I should think that such accidents would teach the managers of railroads that the policy of hiring men who can be hired for twenty-five dollars a month, and who have so little judgment as to sleep on their posts, and then make such reports as this switchman did, endangering not only the property of the company, but also jeopardizing the lives of brave and true men like Hart Stark, and subjecting them to these lingering tortures, is suicidal to their best interests. Would not an extra ten dollars a month to all switchmen be a good investment, if in the course of a year it saved the life of one poor fireman, who otherwise would die as this poor fellow did; or if it saved one cool and true man from the sufferings Hart Stark has for the past five months endured?

CORONERS' JURIES VS. RAILROAD MEN.

Coroner's juries are, beyond a doubt, a very good institution, and were established for a good purpose; they investigate sudden deaths, while the matter is still fresh, before the cause has become hidden or obscured by lapse of time, and in most cases they undoubtedly arrive at a just conclusion; but in cases of railroad accidents, I never yet knew one that was not unjust, to a greater or less degree, in its verdict against employees of the company on the train at the immediate time of the occurrence.

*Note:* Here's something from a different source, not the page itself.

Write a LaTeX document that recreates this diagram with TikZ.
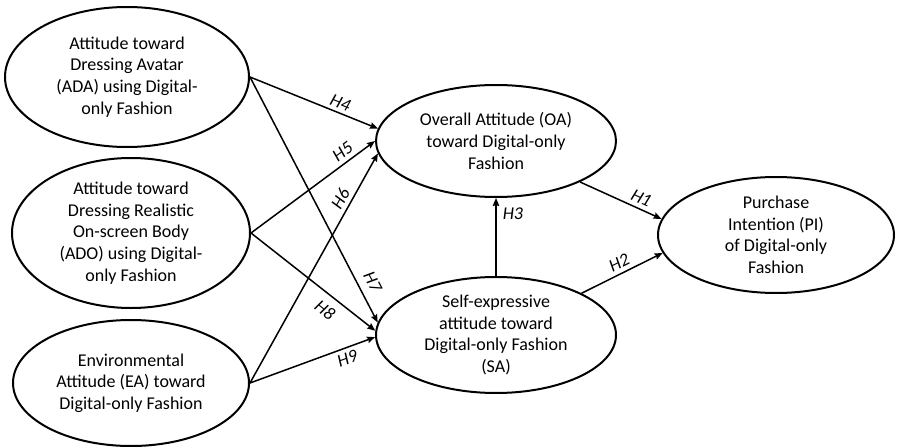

ADVENTURES OF AN IRISH RAILROAD MAN.

On a railroad, as everywhere else, one meets with decidedly "rich" characters--those whose every act is mirth-provoking, and who, as the Irishman said, "can't open their mouths without putting their fut in it." Such an one was Billy Brown, who has been, for nearly thirteen years, a brakeman on one road; who has run through and escaped many dangers; who has seen many an old comrade depart this life for--let us hope, a better one. Scarce an accident has happened on the road in whose employ he has been so long, but Billy has somehow been there; and always has Billy been kind to his dying friends. Many a one of them has breathed out his last sigh in Billy's ear; and I have often heard him crooning out some wild Irish laments , as he held in his lap the head of some of his comrades whose life was fast ebbing away from a mangled limb. I well remember one time, when one of Billy's particular cronies, Mike--the other name has escaped my memory--was missing from the train to which he was attached. A telegraphic dispatch was sent to the last station to see if he was left there; but, no! he was seen to get aboard the train as it left the station. So the conclusion was clear that Mike had fallen off somewhere on the road. Half a dozen of us, Billy with the rest, jumped into a hand-car, and went back to find him. We went once over the road without seeing any thing; but, as we came back, on passing the signboard which said "80 rods to the drawbridge," we saw some blood on it; and, on looking down under the trestlework, we saw poor Mike's body lying half in the water and half on the rocks. It was but an instant ere we were down there; but the first look convinced us that he was dead. As the train was passing over the bridge, he had incautiously put out his head to look ahead, and it had come in contact with the signboard, and was literally smashed flat. No sooner had the full conviction that Mike was dead taken possession of Billy, than he whops down on his knees, and commences kissing the fellow's bloody face, at the same time, with many tears, apostrophizing his body somewhat after this fashion: "Oh! wirra, wirra, Mike dear! Mike dear! and is this the way ye're afther dyin' to git yer bloody ould hed smashed in wid a dirty old guideboord?"

We all felt sad, and sympathized fully with Billy's grief; but the ludicrousness with which he expressed it, was too much for any of us; and we turned away, not to hide a tear, but to suppress a smile, and choke down a laugh.